Potentially solved issue with network outages, but why?
Posting this, in part, to see if it may help others experiencing similar problems, but would love to see if anyone could explain why it was happening or why what I did may have fixed it.
I was using pfSense in a ESXi VM for over a year with no issues on my home network. The ESXi setup was pretty straightforward, with a NIC dedicated to the pfSense VM for WAN connected to my cable modem, a NIC dedicated to the pfSense VM for LAN connected to my core switch, and a NIC for the VM Network used by all other VMs connected to the core switch. The network also uses 2 Ubiquiti APs for wifi. There is also a site-to-site IPSEC tunnel going to my vacation house, also using pfSense.
Everything ran smoothly until I replaced my ESXI box with new hardware, and migrated all of the VMs over. After reconfiguring, everything worked, but I would experience frequent but intermittent network dropouts, where I would lose network access to the pfSense VM and the APs, and all connected devices would drop offline. This would occur 2-3 times/day. Wired devices, for the most part, could connect to internal hosts via IP, but DNS and Internet were inaccessible. pfSense would start working again in about 2-3 minutes and restore connectivity, but it was not a reboot. I've never really been able to confirm what was stopping or restarting within pfSense, but I suspected the DNS resolver, as the prominent symptom (aside from pfSense becoming inaccessible) was the lack of DNS resolution, both on the internal network and out to the Internet. Although it happened at seemingly random times, these network drops would frequently coincide with when my wife needed to use online conferencing for work (they use UberConference). 95% of the time she had a work call, the network would drop out. The best I could get out of Wireshark was that the number of TCP retries would spike, but there was no corresponding "smoking gun" as to what was breaking during these events.
It's worth noting that my ISP connection has been incredibly stable for over a decade. I've never had serious networking issues with my cable modem, and these issues don't appear to stem from the ISP connection, as it remains stable once pfSense recovers from whatever is going on.
In troubleshooting this over the past ~6 months, I've pretty much replaced every part of my network infrastructure. I replaced my unmanaged gigabit switch (which was giving me occasional lockups) with a Ubiquiti managed switch to try to get some more insight into the problem. Still had issues, and the only insight the Ubiquiti would give me was that the affected clients "experience rating" would drop to 0%.

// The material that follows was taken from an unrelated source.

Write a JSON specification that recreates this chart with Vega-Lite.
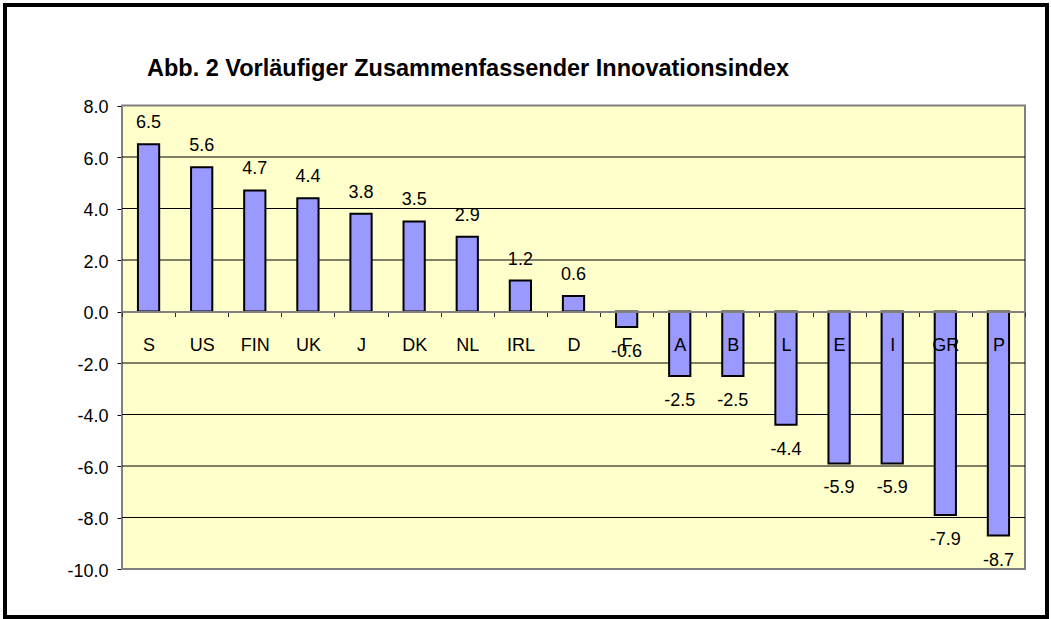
{
  "$schema": "https://vega.github.io/schema/vega-lite/v6.json",
  "width": 1042,
  "height": 612,
  "autosize": {"type": "none"},
  "padding": {"left": 5, "top": 5, "right": 4, "bottom": 2},
  "background": "white",
  "config": {
    "view": {"stroke": "black", "strokeWidth": 4, "fill": "white"},
    "font": "Liberation Sans",
    "locale": {"number": {"decimal": ".", "thousands": ",", "grouping": [3], "currency": ["$", ""], "minus": "-"}},
    "axisY": {
      "grid": false,
      "domainColor": "black",
      "domainWidth": 2,
      "tickColor": "black",
      "tickSize": 5,
      "tickWidth": 1,
      "labelFont": "Liberation Sans",
      "labelFontSize": 18,
      "labelColor": "black",
      "labelPadding": 9,
      "labelOffset": 2,
      "labelBound": false,
      "labelFlush": false,
      "labelOverlap": false,
      "zindex": 2
    }
  },
  "title": {
    "text": "Abb. 2 Vorläufiger Zusammenfassender Innovationsindex",
    "font": "Liberation Sans",
    "fontSize": 23.5,
    "fontWeight": "bold",
    "color": "black",
    "anchor": "start",
    "frame": "group",
    "offset": -94,
    "baseline": "alphabetic",
    "dx": 142
  },
  "data": {
    "values": [
      {"land": "S", "wert": 6.5},
      {"land": "US", "wert": 5.6},
      {"land": "FIN", "wert": 4.7},
      {"land": "UK", "wert": 4.4},
      {"land": "J", "wert": 3.8},
      {"land": "DK", "wert": 3.5},
      {"land": "NL", "wert": 2.9},
      {"land": "IRL", "wert": 1.2},
      {"land": "D", "wert": 0.6},
      {"land": "F", "wert": -0.6},
      {"land": "A", "wert": -2.5},
      {"land": "B", "wert": -2.5},
      {"land": "L", "wert": -4.4},
      {"land": "E", "wert": -5.9},
      {"land": "I", "wert": -5.9},
      {"land": "GR", "wert": -7.9},
      {"land": "P", "wert": -8.7}
    ]
  },
  "layer": [
    {
      "data": {"values": [{}]},
      "mark": {"type": "rect", "fill": "#FFFFCC", "stroke": "#808080", "strokeWidth": 2},
      "encoding": {
        "x": {"datum": 0, "type": "quantitative", "scale": {"domain": [0, 1], "range": [117, 1020]}, "axis": null},
        "x2": {"datum": 1},
        "y": {"datum": -10, "type": "quantitative", "scale": {"domain": [-10, 8], "range": [564, 100.5], "nice": false, "zero": false},
              "axis": {"title": null, "values": [-10, -8, -6, -4, -2, 0, 2, 4, 6, 8], "format": ".1f", "offset": -117}},
        "y2": {"datum": 8}
      }
    },
    {
      "data": {"values": [{"g": -8}, {"g": -6}, {"g": -4}, {"g": -2}, {"g": 2}, {"g": 4}, {"g": 6}]},
      "mark": {"type": "rule", "color": "black", "strokeWidth": 1},
      "encoding": {
        "x": {"datum": 0, "type": "quantitative", "scale": {"domain": [0, 1], "range": [117, 1020]}, "axis": null},
        "x2": {"datum": 1},
        "y": {"field": "g", "type": "quantitative", "scale": {"domain": [-10, 8], "range": [564, 100.5], "nice": false, "zero": false},
              "axis": {"title": null, "values": [-10, -8, -6, -4, -2, 0, 2, 4, 6, 8], "format": ".1f", "offset": -117}}
      }
    },
    {
      "mark": {"type": "bar", "width": {"band": 0.4}, "fill": "#9999FF", "stroke": "black", "strokeWidth": 2},
      "encoding": {
        "x": {
          "field": "land", "type": "nominal",
          "scale": {"domain": ["S","US","FIN","UK","J","DK","NL","IRL","D","F","A","B","L","E","I","GR","P"], "range": [117, 1020], "paddingInner": 0, "paddingOuter": 0},
          "axis": {
            "title": null,
            "orient": "bottom",
            "offset": -305.5,
            "domainColor": "#808080",
            "domainWidth": 2,
            "tickColor": "#303030",
            "tickSize": 5,
            "tickWidth": 1,
            "tickBand": "extent",
            "labelFont": "Liberation Sans",
            "labelFontSize": 18,
            "labelColor": "black",
            "labelPadding": 20,
            "labelAngle": 0,
            "labelOverlap": false,
            "labelBound": false,
            "labelFlush": false,
            "zindex": 2
          }
        },
        "y": {"field": "wert", "type": "quantitative", "scale": {"domain": [-10, 8], "range": [564, 100.5], "nice": false, "zero": false},
              "axis": {"title": null, "values": [-10, -8, -6, -4, -2, 0, 2, 4, 6, 8], "format": ".1f", "offset": -117}},
        "y2": {"datum": 0}
      }
    },
    {
      "transform": [{"filter": "datum.wert >= 0"}],
      "mark": {"type": "text", "baseline": "alphabetic", "dy": -16, "fontSize": 18, "font": "Liberation Sans", "color": "black"},
      "encoding": {
        "x": {
          "field": "land", "type": "nominal",
          "scale": {"domain": ["S","US","FIN","UK","J","DK","NL","IRL","D","F","A","B","L","E","I","GR","P"], "range": [117, 1020], "paddingInner": 0, "paddingOuter": 0},
          "axis": null
        },
        "y": {"field": "wert", "type": "quantitative", "scale": {"domain": [-10, 8], "range": [564, 100.5], "nice": false, "zero": false},
              "axis": {"title": null, "values": [-10, -8, -6, -4, -2, 0, 2, 4, 6, 8], "format": ".1f", "offset": -117}},
        "text": {"field": "wert", "type": "quantitative", "format": ".1f"}
      }
    },
    {
      "transform": [{"filter": "datum.wert < 0"}],
      "mark": {"type": "text", "baseline": "middle", "dy": 25, "fontSize": 18, "font": "Liberation Sans", "color": "black"},
      "encoding": {
        "x": {
          "field": "land", "type": "nominal",
          "scale": {"domain": ["S","US","FIN","UK","J","DK","NL","IRL","D","F","A","B","L","E","I","GR","P"], "range": [117, 1020], "paddingInner": 0, "paddingOuter": 0},
          "axis": null
        },
        "y": {"field": "wert", "type": "quantitative", "scale": {"domain": [-10, 8], "range": [564, 100.5], "nice": false, "zero": false},
              "axis": {"title": null, "values": [-10, -8, -6, -4, -2, 0, 2, 4, 6, 8], "format": ".1f", "offset": -117}},
        "text": {"field": "wert", "type": "quantitative", "format": ".1f"}
      }
    }
  ],
  "resolve": {"scale": {"x": "independent"}, "axis": {"x": "independent"}}
}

I then decided to replace my pfSense VM with a baremetal install on a Protectli box. As the configuration on my VM was a holdover from my m0n0wall days, I decided to go as close to default as possible on the new box. Frustratingly, the dropouts still occurred on the new hardware with a very basic pfSense install.
After shutting down the old VM, I decided (partly out of desperation) to even disconnect the cables from the old VM from my switch.
The only indicator I got from the pfSense logs on the new box around the time of these dropouts was that there was an address change on one or more of the IPSEC tunnel endpoints, yet my IP address has remained consistent for years at a time (my ISP assigns them dynamically, but leaves you with the same IP unless there's a prolonged disconnection or a MAC change). Same ISP on both ends of the tunnel, same DHCP policy. I confirmed that the IP on the remote end of the tunnel hasn't changed.
The interesting thing was that, the other day I disabled DHCP6 on the WAN interface, since my ISP doesn't use IPv6, and we've had 3 days with no network drops. I've confirmed with their support channel that they are not trying to assign IPv6 addresses via DHCP, and confirmed that it was disabled on the VM, but was turned on by default on the fresh install.
So, the only troubleshooting/configuration changes that have occurred since the last network dropout several days ago were:
- Disconnected the VM LAN connection from the switch.
- Disabled DHCP6 on the WAN interface on pfSense.
So, I'm thrilled that I may have resolved the issue of the network drops. What I'm still frustrated with is that neither of these things seem like they should have resolved it, but did and I have no idea why.